Instructions for the task - Set down, please, exactly the lines below that run from the line with "Emit a Python" to the line with "from matplotlib.lines import Line2D", both lines included.

Data for this exercise -
▽

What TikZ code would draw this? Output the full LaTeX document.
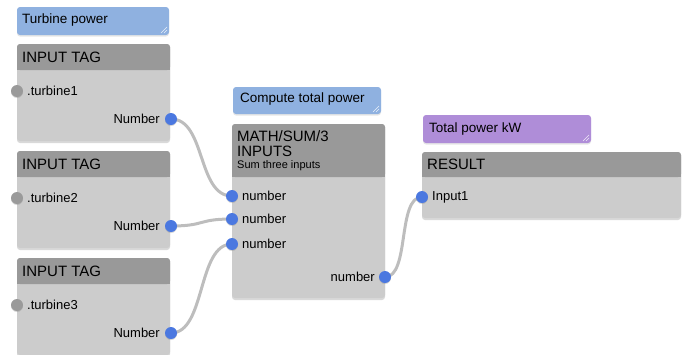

△
▽

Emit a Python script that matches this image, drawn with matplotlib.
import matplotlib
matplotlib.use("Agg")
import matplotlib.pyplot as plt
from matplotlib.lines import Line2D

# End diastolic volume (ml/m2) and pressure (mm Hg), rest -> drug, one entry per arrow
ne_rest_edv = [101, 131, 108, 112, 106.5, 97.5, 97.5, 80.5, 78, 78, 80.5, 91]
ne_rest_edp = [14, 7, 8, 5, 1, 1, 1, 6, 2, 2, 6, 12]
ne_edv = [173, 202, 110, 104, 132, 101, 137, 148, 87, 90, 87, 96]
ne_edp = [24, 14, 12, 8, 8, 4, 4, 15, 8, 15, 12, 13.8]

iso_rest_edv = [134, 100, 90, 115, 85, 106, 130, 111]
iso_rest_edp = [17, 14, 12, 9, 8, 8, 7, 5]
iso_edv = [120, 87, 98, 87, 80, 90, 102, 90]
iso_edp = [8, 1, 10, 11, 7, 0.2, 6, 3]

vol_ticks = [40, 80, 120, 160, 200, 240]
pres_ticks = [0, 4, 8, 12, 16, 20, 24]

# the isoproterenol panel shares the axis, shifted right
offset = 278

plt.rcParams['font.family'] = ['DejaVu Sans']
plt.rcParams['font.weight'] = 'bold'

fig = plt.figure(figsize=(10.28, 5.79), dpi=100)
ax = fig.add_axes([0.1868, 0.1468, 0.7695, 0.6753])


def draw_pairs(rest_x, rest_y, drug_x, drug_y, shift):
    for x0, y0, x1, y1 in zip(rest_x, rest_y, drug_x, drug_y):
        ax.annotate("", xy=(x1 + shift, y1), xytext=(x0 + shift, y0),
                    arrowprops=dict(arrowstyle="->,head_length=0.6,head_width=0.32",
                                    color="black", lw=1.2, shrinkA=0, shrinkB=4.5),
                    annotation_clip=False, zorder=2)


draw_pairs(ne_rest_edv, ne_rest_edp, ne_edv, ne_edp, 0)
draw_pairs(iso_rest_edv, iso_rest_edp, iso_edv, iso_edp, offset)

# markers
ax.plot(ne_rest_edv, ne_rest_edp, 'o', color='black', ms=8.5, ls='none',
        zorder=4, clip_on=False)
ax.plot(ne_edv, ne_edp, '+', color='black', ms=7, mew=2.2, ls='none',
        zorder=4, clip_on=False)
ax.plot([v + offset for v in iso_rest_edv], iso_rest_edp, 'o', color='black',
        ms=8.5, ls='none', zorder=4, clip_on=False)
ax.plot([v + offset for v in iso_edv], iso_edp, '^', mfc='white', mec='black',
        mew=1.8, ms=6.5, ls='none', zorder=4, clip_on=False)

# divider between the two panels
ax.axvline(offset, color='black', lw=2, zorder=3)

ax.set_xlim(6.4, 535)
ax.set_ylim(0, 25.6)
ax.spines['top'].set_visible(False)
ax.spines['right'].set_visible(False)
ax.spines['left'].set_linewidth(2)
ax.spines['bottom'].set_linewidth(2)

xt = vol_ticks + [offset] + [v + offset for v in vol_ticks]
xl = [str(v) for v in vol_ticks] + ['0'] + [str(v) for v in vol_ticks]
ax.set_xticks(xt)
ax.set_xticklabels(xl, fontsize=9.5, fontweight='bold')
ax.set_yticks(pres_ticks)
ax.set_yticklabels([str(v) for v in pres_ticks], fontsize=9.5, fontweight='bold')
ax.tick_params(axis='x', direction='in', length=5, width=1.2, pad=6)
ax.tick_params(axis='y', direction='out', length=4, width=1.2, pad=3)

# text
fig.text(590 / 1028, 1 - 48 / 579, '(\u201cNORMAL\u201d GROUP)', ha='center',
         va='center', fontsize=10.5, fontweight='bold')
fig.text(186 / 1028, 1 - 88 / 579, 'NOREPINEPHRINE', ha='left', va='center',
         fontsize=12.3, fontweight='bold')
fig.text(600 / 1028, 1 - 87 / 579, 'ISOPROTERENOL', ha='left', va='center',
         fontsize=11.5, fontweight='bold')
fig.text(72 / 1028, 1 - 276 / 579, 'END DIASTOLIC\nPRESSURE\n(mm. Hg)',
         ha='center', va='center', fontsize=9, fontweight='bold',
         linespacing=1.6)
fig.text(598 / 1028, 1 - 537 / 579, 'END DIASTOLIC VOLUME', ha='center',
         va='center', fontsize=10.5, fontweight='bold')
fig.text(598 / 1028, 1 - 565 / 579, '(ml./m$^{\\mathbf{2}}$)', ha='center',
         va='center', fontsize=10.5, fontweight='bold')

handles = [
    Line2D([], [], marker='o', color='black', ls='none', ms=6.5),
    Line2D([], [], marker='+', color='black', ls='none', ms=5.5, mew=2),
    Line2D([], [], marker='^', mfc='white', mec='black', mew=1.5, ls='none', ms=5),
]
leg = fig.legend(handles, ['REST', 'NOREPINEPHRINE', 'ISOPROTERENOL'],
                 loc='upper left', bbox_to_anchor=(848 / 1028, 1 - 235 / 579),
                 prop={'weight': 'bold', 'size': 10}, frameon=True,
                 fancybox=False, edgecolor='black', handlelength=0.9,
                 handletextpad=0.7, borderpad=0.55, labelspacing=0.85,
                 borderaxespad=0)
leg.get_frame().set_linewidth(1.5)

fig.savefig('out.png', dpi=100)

△
▽

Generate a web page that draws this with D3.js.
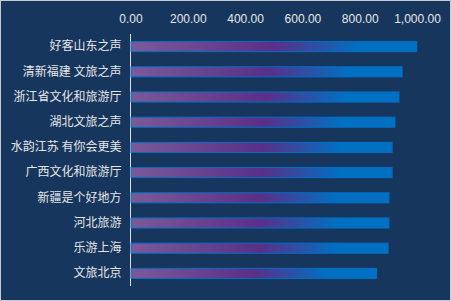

△

Reply -
Emit a Python script that matches this image, drawn with matplotlib.
import matplotlib
matplotlib.use("Agg")
import matplotlib.pyplot as plt
from matplotlib.lines import Line2D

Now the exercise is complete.